### Stated problem
Return, without pictures, the lines from the start of the data through the one that contains "fill_colors = ['#97c4c3', '#c78283']".

### Source data
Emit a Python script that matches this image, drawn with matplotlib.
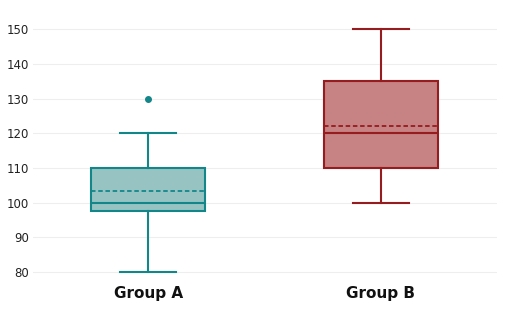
import matplotlib.pyplot as plt

groups = ['Group A', 'Group B']
whisker_low = [80, 100]
q1 = [97.5, 110]
median = [100, 120]
q3 = [110, 135]
whisker_high = [120, 150]
means = [103.3, 122.1]
outliers = [[130], []]

edge_colors = ['#13868a', '#961c1f']
fill_colors = ['#97c4c3', '#c78283']

fig = plt.figure(figsize=(5.1, 3.18), dpi=100)
ax = fig.add_axes([33 / 510, 0.112, 464 / 510, 0.829])

stats = []
for i, g in enumerate(groups):
    stats.append({'label': g, 'whislo': whisker_low[i], 'q1': q1[i], 'med': median[i],
                  'q3': q3[i], 'whishi': whisker_high[i], 'mean': means[i],
                  'fliers': outliers[i]})

for i, s in enumerate(stats):
    c = edge_colors[i]
    ax.bxp([s], positions=[i], widths=0.49, patch_artist=True, showmeans=True,
           meanline=True, manage_ticks=False,
           boxprops=dict(facecolor=fill_colors[i], edgecolor=c, linewidth=1.5),
           medianprops=dict(color=c, linewidth=1.5),
           meanprops=dict(color=c, linewidth=1.3, linestyle=(0, (2.5, 1.5))),
           whiskerprops=dict(color=c, linewidth=1.5),
           capprops=dict(color=c, linewidth=1.5),
           capwidths=0.24,
           flierprops=dict(marker='o', markersize=4, markerfacecolor=c,
                           markeredgecolor=c))

ax.set_xlim(-0.494, 1.498)
ax.set_ylim(77, 153)
ax.set_yticks(range(80, 151, 10))
ax.set_xticks([0, 1])
ax.set_xticklabels(groups, fontsize=11, fontweight='bold', color='#111111')
ax.tick_params(axis='y', labelsize=8.5, colors='#222222', length=0, pad=3)
ax.tick_params(axis='x', length=0, pad=2.7)
ax.grid(axis='y', color='#eeeeee', linewidth=0.8)
ax.set_axisbelow(True)
for sp in ax.spines.values():
    sp.set_visible(False)

fig.savefig('out.png', dpi=100)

### Answer in full
Emit a Python script that matches this image, drawn with matplotlib.
import matplotlib.pyplot as plt

groups = ['Group A', 'Group B']
whisker_low = [80, 100]
q1 = [97.5, 110]
median = [100, 120]
q3 = [110, 135]
whisker_high = [120, 150]
means = [103.3, 122.1]
outliers = [[130], []]

edge_colors = ['#13868a', '#961c1f']
fill_colors = ['#97c4c3', '#c78283']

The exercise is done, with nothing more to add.